----- Extracted data -----
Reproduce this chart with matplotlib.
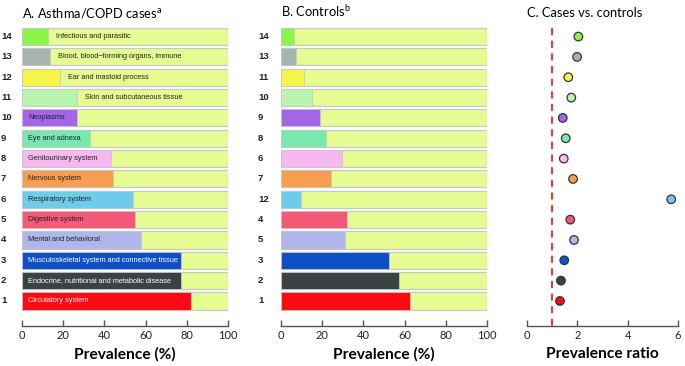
import matplotlib
matplotlib.use("Agg")
import matplotlib.pyplot as plt
from matplotlib.transforms import blended_transform_factory

plt.rcParams["font.family"] = ["Lato", "DejaVu Sans"]
plt.rcParams["mathtext.default"] = "regular"

# categories in order of prevalence among cases (rank 1 = bottom row)
CATEGORIES = [
    "Circulatory system",
    "Endocrine, nutritional and metabolic disease",
    "Musculoskeletal system and connective tissue",
    "Mental and behavioral",
    "Digestive system",
    "Respiratory system",
    "Nervous system",
    "Genitourinary system",
    "Eye and adnexa",
    "Neoplasms",
    "Skin and subcutaneous tissue",
    "Ear and mastoid process",
    "Blood, blood\u2212forming organs, immune",
    "Infectious and parasitic",
]
CASES_RANK = [1, 2, 3, 4, 5, 6, 7, 8, 9, 10, 11, 12, 13, 14]
CONTROLS_RANK = [1, 2, 3, 5, 4, 12, 7, 6, 8, 9, 10, 11, 13, 14]
CASES_PREV = [81.8, 77.1, 77.0, 57.7, 54.9, 53.8, 44.1, 43.1, 33.2, 26.6, 26.6, 18.3, 13.6, 12.5]
CONTROLS_PREV = [62.5, 57.1, 52.6, 31.2, 31.9, 9.5, 24.3, 29.6, 22.0, 18.9, 15.0, 11.2, 7.1, 6.3]
RATIO = [1.31, 1.35, 1.48, 1.87, 1.72, 5.73, 1.83, 1.46, 1.54, 1.42, 1.76, 1.64, 1.99, 2.04]

COLORS = [
    "#ff0a14", "#3a4244", "#0f4fc8", "#b0b6ea", "#f45a78", "#6fcbea", "#f89e52",
    "#f7b8f2", "#78e8ae", "#a466e6", "#b8f5b0", "#f3f54a", "#a7b5b2", "#8cf54a",
]
BG_COLOR = "#e6fb92"
EDGE = "#c8c8c8"
AXIS_COLOR = "#555555"

W, H = 685, 366
fig = plt.figure(figsize=(W / 100, H / 100), dpi=100)

bottom = (H - 326) / H
height = 300 / H
ax_a = fig.add_axes([22 / W, bottom, 206 / W, height])
ax_b = fig.add_axes([281 / W, bottom, 206 / W, height])
ax_c = fig.add_axes([527 / W, bottom, 151 / W, height])

rows = list(range(1, len(CATEGORIES) + 1))
ylim = (-0.23, 14.52)


def style_axis(ax, xlim, xticks, xlabel):
    ax.set_xlim(*xlim)
    ax.set_ylim(*ylim)
    for side in ["top", "right", "left"]:
        ax.spines[side].set_visible(False)
    ax.spines["bottom"].set_color(AXIS_COLOR)
    ax.spines["bottom"].set_linewidth(1.0)
    ax.set_yticks([])
    ax.set_xticks(xticks)
    ax.tick_params(axis="x", direction="in", length=4, width=1.0,
                   color=AXIS_COLOR, labelsize=8, pad=3, labelcolor="#222222")
    ax.set_xlabel(xlabel, fontsize=11.2, fontweight="bold", labelpad=4)


def draw_bars(ax, prev, ranks, x_label_px, show_text):
    ax.barh(rows, [100] * len(rows), height=0.84, color=BG_COLOR,
            edgecolor=EDGE, linewidth=0.9, zorder=1)
    ax.barh(rows, prev, height=0.84, color=COLORS, edgecolor=EDGE,
            linewidth=0.6, zorder=2)
    trans = blended_transform_factory(fig.transFigure, ax.transData)
    for r, rank in zip(rows, ranks):
        ax.text(x_label_px / W, r, str(rank), transform=trans, ha="left",
                va="center", fontsize=6.8, fontweight="bold",
                family="Liberation Sans", color="#222222")
    if not show_text:
        return
    for r, name, p in zip(rows, CATEGORIES, prev):
        if r <= 10:
            x = 3
        else:
            x = p + 4
        color = "white" if r <= 3 else "#222222"
        ax.text(x, r, name, ha="left", va="center", fontsize=5.3,
                family="Liberation Sans", color=color, zorder=3)


draw_bars(ax_a, CASES_PREV, CASES_RANK, 1, True)
style_axis(ax_a, (0, 100), [0, 20, 40, 60, 80, 100], "Prevalence (%)")
ax_a.text(0, 1.03, "A. Asthma/COPD cases$^{a}$", transform=ax_a.transAxes,
          ha="left", va="baseline", fontsize=9.3)

draw_bars(ax_b, CONTROLS_PREV, CONTROLS_RANK, 258, False)
style_axis(ax_b, (0, 100), [0, 20, 40, 60, 80, 100], "Prevalence (%)")
ax_b.text(0, 1.03, "B. Controls$^{b}$", transform=ax_b.transAxes,
          ha="left", va="baseline", fontsize=9.3)

ax_c.axvline(1, color="#ff2020", linestyle=(0, (4, 3)), linewidth=1.3, zorder=1)
ax_c.scatter(RATIO, rows, s=38, c=COLORS, edgecolors="#333333",
             linewidths=0.9, zorder=3)
style_axis(ax_c, (0, 6), [0, 2, 4, 6], "Prevalence ratio")
ax_c.text(0, 1.03, "C. Cases vs. controls", transform=ax_c.transAxes,
          ha="left", va="baseline", fontsize=9.3)

fig.savefig("out.png", dpi=100)
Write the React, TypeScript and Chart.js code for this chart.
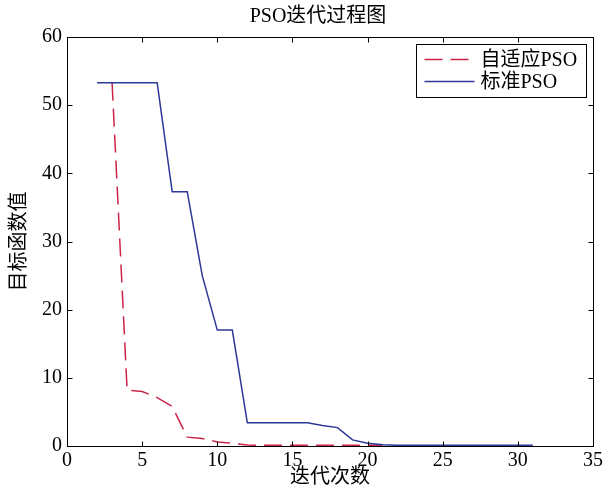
import React, { useEffect, useRef } from 'react';
import { Chart, registerables } from 'chart.js';

Chart.register(...registerables);

const TITLE = 'PSO迭代过程图';
const X_TITLE = '迭代次数';
const Y_TITLE = '目标函数值';
const SERIES_NAMES = ['自适应PSO', '标准PSO'];
const SERIES_COLORS = ['#cc2448', '#2b3896'];

// 自适应PSO (dashed red)
const ADAPTIVE_X = [3, 4, 5, 6, 7, 8, 9, 10, 11, 12, 13, 14, 15, 16, 17, 18, 19, 20, 21];
const ADAPTIVE_Y = [53.3, 8.2, 8.0, 7.1, 5.8, 1.3, 1.1, 0.6, 0.4, 0.15, 0.1, 0.1, 0.1, 0.1, 0.1, 0.1, 0.1, 0.1, 0.1];

// 标准PSO (solid blue)
const STANDARD_X = [2, 3, 4, 5, 6, 7, 8, 9, 10, 11, 12, 13, 14, 15, 16, 17, 18, 19, 20, 21, 22, 23, 24, 25, 26, 27, 28, 29, 30, 31];
const STANDARD_Y = [53.3, 53.3, 53.3, 53.3, 53.3, 37.3, 37.3, 25.0, 17.0, 17.0, 3.4, 3.4, 3.4, 3.4, 3.4, 3.0, 2.7, 0.9, 0.4, 0.2, 0.1, 0.1, 0.1, 0.1, 0.1, 0.1, 0.1, 0.1, 0.1, 0.1];

const X_MIN = 0;
const X_MAX = 35;
const X_STEP = 5;
const Y_MIN = 0;
const Y_MAX = 60;
const Y_STEP = 10;

const FONT_FAMILY = '"Liberation Serif", "Noto Sans CJK SC", serif';

const framePlugin = {
  id: 'matlabFrame',
  afterDatasetsDraw(chart: any) {
    const { ctx, chartArea: a, scales } = chart;
    const L = Math.round(a.left) + 0.5;
    const R = Math.round(a.right) + 0.5;
    const T = Math.round(a.top) + 0.5;
    const B = Math.round(a.bottom) + 0.5;
    ctx.save();
    ctx.strokeStyle = '#000';
    ctx.lineWidth = 1;
    ctx.setLineDash([]);
    ctx.strokeRect(L, T, R - L, B - T);
    const tl = 5;
    ctx.beginPath();
    scales.x.ticks.forEach((t: any) => {
      const px = Math.round(scales.x.getPixelForValue(t.value)) + 0.5;
      ctx.moveTo(px, B);
      ctx.lineTo(px, B - tl);
      ctx.moveTo(px, T);
      ctx.lineTo(px, T + tl);
    });
    scales.y.ticks.forEach((t: any) => {
      const py = Math.round(scales.y.getPixelForValue(t.value)) + 0.5;
      ctx.moveTo(L, py);
      ctx.lineTo(L + tl, py);
      ctx.moveTo(R, py);
      ctx.lineTo(R - tl, py);
    });
    ctx.stroke();

    // title
    ctx.font = `20px ${FONT_FAMILY}`;
    ctx.fillStyle = '#000';
    ctx.textAlign = 'center';
    ctx.textBaseline = 'middle';
    ctx.fillText(TITLE, (a.left + a.right) / 2 - 12, 17);

    // legend box
    const w = 170;
    const h = 53;
    const x0 = Math.round(R - 178) + 0.5;
    const y0 = Math.round(T + 6) + 0.5;
    ctx.fillStyle = '#fff';
    ctx.fillRect(x0, y0, w, h);
    ctx.strokeStyle = '#000';
    ctx.strokeRect(x0, y0, w, h);
    ctx.font = `20px ${FONT_FAMILY}`;
    ctx.textBaseline = 'middle';
    ctx.textAlign = 'left';
    chart.data.datasets.forEach((ds: any, i: number) => {
      const cy = y0 + 15 + i * 22;
      ctx.strokeStyle = ds.borderColor;
      ctx.lineWidth = 1.5;
      ctx.setLineDash(ds.borderDash || []);
      ctx.beginPath();
      ctx.moveTo(x0 + 8, cy);
      ctx.lineTo(x0 + 58, cy);
      ctx.stroke();
      ctx.setLineDash([]);
      ctx.fillStyle = '#000';
      ctx.fillText(ds.label, x0 + 64, cy + 1);
    });
    ctx.restore();
  },
};

export default function App() {
  const canvasRef = useRef<HTMLCanvasElement | null>(null);

  useEffect(() => {
    if (!canvasRef.current) return;
    const adaptive = ADAPTIVE_X.map((x, i) => ({ x, y: ADAPTIVE_Y[i] }));
    const standard = STANDARD_X.map((x, i) => ({ x, y: STANDARD_Y[i] }));
    const chart = new Chart(canvasRef.current, {
      type: 'scatter',
      data: {
        datasets: [
          {
            label: SERIES_NAMES[0],
            data: adaptive,
            showLine: true,
            borderColor: SERIES_COLORS[0],
            backgroundColor: SERIES_COLORS[0],
            borderWidth: 1.5,
            borderDash: [18, 8],
            pointRadius: 0,
            tension: 0,
            order: 2,
          },
          {
            label: SERIES_NAMES[1],
            data: standard,
            showLine: true,
            borderColor: SERIES_COLORS[1],
            backgroundColor: SERIES_COLORS[1],
            borderWidth: 1.5,
            pointRadius: 0,
            tension: 0,
            order: 1,
          },
        ],
      },
      options: {
        animation: false,
        responsive: false,
        maintainAspectRatio: false,
        layout: { padding: { left: 0, right: 14, top: 37, bottom: 0 } },
        plugins: {
          legend: { display: false },
          tooltip: { enabled: false },
          title: { display: false },
        },
        scales: {
          x: {
            type: 'linear',
            min: X_MIN,
            max: X_MAX,
            grid: { display: false, drawTicks: false, tickLength: 0 },
            border: { display: false },
            ticks: {
              stepSize: X_STEP,
              color: '#000',
              padding: 3,
              maxRotation: 0,
              font: { family: FONT_FAMILY, size: 20 },
            },
            title: {
              display: true,
              text: X_TITLE,
              color: '#000',
              font: { family: FONT_FAMILY, size: 20 },
              padding: { top: 0, bottom: 1 },
            },
            afterFit: (s: any) => {
              s.height = 45;
            },
          },
          y: {
            type: 'linear',
            min: Y_MIN,
            max: Y_MAX,
            grid: { display: false, drawTicks: false, tickLength: 0 },
            border: { display: false },
            ticks: {
              stepSize: Y_STEP,
              color: '#000',
              padding: 5,
              font: { family: FONT_FAMILY, size: 20 },
            },
            title: {
              display: true,
              text: Y_TITLE,
              color: '#000',
              font: { family: FONT_FAMILY, size: 20 },
              padding: { top: 8, bottom: 0 },
            },
            afterFit: (s: any) => {
              s.width = 67;
            },
          },
        },
      },
      plugins: [framePlugin],
    });
    return () => chart.destroy();
  }, []);

  return (
    <div style={{ position: 'absolute', left: 0, top: 0, width: 607, height: 491, background: '#fff' }}>
      <canvas ref={canvasRef} width={607} height={491} />
    </div>
  );
}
-----
* Directions:
In the entries above, locate every line with the word "this" and copy it.

* Expected answer:
Reproduce this chart with matplotlib.
Write the React, TypeScript and Chart.js code for this chart.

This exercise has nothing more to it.